The fashion world collectively had a meltdown earlier this week after learning the devastating news that colette, beloved Paris concept store-slash-designer heaven, is closing its doors after 20 years. “As all good things must come to an end, after twenty wonderful years, colette should be closing its doors on December 20th of this year,” read a statement on the site and Instagram. “Colette Roussaux has reached the time when she would like to take her time; and colette cannot exist without Colette.”
Founded by Colette Roussaux in 1997, who ran the business with daughter Sarah Andelman, colette (the store, not the human) quickly became the cooler, more hip, younger counterpart to traditional luxury flagships that lined the streets in the First Arrondissement. But more than that, the anti-establishment establishment was an experience for both the sartorial-savvy set and the non-initiated, and a rite of passage for emerging designers, established ones, and celebrity collabs. Equal parts boutique, exhibition, and café (the basement was, famously, home to the Water Bar, which boasted an impressive roster of 100 different brands of bottled water), colette, quite remarkably had become a landmark within a span of 20 years, and with that, it saw a ton of foot traffic from tourists, pedestrians, and stars, like Kim Kardashian and Kanye West, Gigi Hadid and Zayn Malik, Katy Perry, Sean Combs, Pink, Jennifer Aniston, and so, so many more.
But what separated colette from other concept stores was that it was quick to broker out-of-the-box partnerships, however small, without at all compromising its integrity nor its highly curated inventory that so many sought after. Case in point: Two years ago, colette collaborated with fast-food giant McDonald’s on a limited edition capsule collection, featuring Big Macs and fries printed on tees and totes. Yes, McDonald’s, yet it was acceptable—and even chic. Cut to present day, and colette currently carries fidget spinners (though it might be sold out), alongside its more fashion-y merch, like Vetements. And most recently, Colette has teased an upcoming collection with fast-fashion retailer H&M.
“Colette to me is the ultimate shopping (and research) destination in Paris, with their well-edited buys and support for many people whether it’s a big brand or a small entrepreneur or artist,” influencer Bryanboy captioned on Instagram. “For a generation, Colette was the gold standard of cool. Also, fun fact: they were one of the first stores to buy my fur accessories collaboration when I did that and I will forever be truly grateful.”

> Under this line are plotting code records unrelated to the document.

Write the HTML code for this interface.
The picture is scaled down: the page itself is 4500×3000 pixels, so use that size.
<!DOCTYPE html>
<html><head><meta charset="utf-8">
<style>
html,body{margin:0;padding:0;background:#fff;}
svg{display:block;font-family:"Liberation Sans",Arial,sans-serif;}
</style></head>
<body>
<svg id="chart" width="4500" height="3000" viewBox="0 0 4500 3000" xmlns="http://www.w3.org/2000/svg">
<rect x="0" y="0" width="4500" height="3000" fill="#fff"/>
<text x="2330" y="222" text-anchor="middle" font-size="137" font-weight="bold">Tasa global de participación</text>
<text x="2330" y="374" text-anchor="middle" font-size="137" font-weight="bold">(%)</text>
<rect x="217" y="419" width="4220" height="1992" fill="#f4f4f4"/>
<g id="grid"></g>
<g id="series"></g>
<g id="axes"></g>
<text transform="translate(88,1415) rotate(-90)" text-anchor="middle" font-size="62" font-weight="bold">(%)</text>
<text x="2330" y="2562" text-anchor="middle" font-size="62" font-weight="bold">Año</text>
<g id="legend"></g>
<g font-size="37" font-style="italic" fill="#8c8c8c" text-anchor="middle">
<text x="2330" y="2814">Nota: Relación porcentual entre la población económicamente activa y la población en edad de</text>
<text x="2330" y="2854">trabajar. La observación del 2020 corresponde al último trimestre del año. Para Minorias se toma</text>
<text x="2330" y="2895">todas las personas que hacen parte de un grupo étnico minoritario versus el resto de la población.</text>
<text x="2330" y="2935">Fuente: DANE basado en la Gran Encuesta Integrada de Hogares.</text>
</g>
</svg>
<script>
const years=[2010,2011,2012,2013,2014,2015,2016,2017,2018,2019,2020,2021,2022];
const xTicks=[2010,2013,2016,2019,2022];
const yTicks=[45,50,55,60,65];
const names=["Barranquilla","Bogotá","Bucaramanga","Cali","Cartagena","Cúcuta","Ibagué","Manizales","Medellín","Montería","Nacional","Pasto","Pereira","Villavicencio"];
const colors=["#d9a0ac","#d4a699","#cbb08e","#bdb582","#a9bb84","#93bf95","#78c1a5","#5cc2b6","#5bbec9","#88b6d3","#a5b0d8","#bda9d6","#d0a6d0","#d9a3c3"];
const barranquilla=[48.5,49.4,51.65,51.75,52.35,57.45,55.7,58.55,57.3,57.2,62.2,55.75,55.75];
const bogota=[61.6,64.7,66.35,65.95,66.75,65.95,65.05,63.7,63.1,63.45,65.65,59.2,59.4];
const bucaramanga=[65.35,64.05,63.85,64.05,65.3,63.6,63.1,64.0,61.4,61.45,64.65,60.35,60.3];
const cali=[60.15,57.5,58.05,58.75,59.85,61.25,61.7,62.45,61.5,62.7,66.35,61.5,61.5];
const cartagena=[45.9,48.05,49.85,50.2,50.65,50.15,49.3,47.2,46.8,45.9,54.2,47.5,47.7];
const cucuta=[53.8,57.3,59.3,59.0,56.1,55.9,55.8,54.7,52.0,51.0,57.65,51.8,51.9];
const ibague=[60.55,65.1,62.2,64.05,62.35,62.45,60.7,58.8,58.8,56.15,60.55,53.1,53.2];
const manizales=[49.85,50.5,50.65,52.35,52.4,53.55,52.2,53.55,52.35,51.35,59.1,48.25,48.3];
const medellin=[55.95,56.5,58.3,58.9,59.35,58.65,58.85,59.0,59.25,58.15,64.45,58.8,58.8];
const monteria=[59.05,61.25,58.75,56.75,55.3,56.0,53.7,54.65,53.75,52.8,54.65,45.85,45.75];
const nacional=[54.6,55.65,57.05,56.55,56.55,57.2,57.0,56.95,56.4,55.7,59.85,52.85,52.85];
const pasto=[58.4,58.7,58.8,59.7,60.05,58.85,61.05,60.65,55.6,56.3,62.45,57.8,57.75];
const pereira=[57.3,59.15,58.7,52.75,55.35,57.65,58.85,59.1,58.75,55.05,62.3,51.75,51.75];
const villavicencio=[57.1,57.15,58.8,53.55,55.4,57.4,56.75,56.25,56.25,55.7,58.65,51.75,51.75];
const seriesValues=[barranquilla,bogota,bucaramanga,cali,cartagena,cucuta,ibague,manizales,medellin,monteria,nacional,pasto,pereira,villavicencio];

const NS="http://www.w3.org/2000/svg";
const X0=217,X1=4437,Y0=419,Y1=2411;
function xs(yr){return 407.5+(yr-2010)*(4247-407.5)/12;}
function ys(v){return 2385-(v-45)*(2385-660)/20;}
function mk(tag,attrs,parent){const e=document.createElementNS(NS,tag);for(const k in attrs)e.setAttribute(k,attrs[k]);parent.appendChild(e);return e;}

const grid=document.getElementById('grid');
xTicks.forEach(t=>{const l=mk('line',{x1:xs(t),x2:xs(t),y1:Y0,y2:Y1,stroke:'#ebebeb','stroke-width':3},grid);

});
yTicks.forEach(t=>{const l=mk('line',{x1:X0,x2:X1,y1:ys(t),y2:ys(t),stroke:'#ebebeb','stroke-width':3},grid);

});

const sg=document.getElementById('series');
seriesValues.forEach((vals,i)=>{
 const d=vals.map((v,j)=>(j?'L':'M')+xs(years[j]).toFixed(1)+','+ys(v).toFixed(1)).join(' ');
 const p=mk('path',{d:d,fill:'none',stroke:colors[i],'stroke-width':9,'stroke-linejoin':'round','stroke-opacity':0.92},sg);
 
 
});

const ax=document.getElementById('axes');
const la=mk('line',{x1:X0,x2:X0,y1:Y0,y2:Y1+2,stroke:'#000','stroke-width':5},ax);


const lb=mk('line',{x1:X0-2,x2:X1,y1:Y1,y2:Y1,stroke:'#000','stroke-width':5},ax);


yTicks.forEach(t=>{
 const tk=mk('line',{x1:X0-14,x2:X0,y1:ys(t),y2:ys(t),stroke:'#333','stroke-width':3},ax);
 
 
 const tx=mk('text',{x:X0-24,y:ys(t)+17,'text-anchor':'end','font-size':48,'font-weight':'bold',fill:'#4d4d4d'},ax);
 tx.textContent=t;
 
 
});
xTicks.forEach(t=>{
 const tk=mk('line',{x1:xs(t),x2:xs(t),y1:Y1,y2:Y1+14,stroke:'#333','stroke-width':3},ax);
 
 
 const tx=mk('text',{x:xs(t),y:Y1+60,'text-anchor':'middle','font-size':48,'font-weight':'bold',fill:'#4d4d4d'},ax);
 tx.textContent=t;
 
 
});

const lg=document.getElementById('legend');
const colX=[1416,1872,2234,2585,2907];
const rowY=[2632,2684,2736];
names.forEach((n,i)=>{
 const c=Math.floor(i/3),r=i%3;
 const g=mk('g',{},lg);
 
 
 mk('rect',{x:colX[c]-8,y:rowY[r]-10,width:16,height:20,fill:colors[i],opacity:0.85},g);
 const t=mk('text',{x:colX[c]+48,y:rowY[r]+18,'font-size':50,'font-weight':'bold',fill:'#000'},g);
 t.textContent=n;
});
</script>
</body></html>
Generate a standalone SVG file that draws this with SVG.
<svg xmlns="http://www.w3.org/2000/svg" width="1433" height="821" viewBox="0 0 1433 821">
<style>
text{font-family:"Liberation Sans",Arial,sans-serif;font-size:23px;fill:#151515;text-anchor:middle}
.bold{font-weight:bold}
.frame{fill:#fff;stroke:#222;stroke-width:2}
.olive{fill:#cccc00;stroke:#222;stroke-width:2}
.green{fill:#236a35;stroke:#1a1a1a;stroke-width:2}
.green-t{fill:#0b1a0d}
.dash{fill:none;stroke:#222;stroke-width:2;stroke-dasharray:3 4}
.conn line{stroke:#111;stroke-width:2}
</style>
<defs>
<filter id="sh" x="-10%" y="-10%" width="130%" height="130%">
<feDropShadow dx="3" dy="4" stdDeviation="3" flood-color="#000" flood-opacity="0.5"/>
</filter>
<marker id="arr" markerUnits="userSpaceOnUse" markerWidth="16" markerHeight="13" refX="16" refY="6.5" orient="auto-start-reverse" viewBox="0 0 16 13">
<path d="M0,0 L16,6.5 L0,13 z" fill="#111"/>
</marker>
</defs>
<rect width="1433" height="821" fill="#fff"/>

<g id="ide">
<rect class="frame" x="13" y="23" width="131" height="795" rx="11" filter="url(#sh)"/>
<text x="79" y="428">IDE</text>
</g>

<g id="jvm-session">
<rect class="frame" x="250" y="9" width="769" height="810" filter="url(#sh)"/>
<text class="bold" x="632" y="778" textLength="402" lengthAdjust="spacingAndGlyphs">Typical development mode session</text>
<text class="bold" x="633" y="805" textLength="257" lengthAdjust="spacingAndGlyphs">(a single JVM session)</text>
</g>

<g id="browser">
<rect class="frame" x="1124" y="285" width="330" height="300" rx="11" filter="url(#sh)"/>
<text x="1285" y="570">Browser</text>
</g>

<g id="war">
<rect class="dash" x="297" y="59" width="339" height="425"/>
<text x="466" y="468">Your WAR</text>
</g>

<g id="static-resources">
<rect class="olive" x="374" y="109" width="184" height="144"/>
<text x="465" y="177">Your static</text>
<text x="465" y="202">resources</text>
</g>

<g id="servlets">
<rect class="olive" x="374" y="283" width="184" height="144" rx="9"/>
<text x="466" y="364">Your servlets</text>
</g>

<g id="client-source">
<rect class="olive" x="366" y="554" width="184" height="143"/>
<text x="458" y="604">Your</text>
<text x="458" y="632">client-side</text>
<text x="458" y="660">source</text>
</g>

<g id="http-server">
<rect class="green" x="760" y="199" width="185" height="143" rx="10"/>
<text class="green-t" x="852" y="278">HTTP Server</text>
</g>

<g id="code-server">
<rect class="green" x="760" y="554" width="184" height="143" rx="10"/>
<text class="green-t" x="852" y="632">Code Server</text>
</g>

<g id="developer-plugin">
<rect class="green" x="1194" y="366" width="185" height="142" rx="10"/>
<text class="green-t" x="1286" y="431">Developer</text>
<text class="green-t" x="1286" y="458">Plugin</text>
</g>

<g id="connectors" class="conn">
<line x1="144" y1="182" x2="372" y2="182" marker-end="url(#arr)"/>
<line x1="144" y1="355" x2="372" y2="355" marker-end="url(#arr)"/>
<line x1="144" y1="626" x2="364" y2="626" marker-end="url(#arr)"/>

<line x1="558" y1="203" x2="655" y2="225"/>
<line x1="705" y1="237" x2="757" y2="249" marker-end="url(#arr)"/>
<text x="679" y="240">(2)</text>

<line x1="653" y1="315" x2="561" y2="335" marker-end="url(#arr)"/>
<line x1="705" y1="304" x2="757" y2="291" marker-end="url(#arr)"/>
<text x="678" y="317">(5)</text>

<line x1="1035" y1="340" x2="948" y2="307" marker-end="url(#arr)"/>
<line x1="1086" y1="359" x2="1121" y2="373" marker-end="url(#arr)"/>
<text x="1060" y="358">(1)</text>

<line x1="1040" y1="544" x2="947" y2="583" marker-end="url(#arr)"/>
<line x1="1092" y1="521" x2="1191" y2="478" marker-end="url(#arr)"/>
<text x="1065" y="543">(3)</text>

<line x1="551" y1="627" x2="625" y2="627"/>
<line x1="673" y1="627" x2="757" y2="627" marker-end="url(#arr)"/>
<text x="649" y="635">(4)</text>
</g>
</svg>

On the celebrity front, colettes’s star-studded partnerships run the gamut. It’s hosted Rihanna’s week-long pop-up shop, in which lines of fans snaked around the block for the chance to purchase any one of Riri’s many, many collaborations, like her futuristic Dior shades, her denim-centric Manolo Blahnik collection, or pieces from her Fenty x Puma line. Pharrell Williams also had his pop-up shop at colette three years ago. And it was the venue of choice to celebrate the launch of Jesse Jo Stark (her godmother is Cher, btw), Laurie Lynn, and Richard Stark’s Chrome Hearts’s Pete Punk collection. Basically, in doing so, colette had become something of a launch pad for celebrity musicians-turned-designers.
And we’d argue that colette not only had a hand in making buzzy designers, well, even buzzier, but to also further the streetwear scene. The retailer has delivered a seemingly infinite number of sneaker collabs, including Raf Simons x Comme des Garcons x Vans, New Balance, Reekbok, adidas Stan Smiths, PONY, and Nike, with styles saturated in colette’s iconic blue. Others include Kith, Burton, and Off-White and Major Lazer.
In short, there’s really nothing like colette out there. According to the brand’s statement, it will be business as usual, including the delivery of its exclusive collaborations, until Dec. 20. But after? There are currently negotiations underway with Saint Laurent to lease out the space. If you’re still incredulously asking, how can this be? Andelman told the New York Times that “we decided to close rather than sell the name, because it has value, but we knew if someone else ran it, it would not be the same.”
And as for who will be up to the task of taking over what colette will leave behind, well, that has yet to be determined. Hollywood stylist Karla Welch, who dresses Justin Bieber, Olivia Wilde, Karlie Kloss, and Lorde, asked it best: “Merci, colette. Who will carry the torch of commerce and creativity?”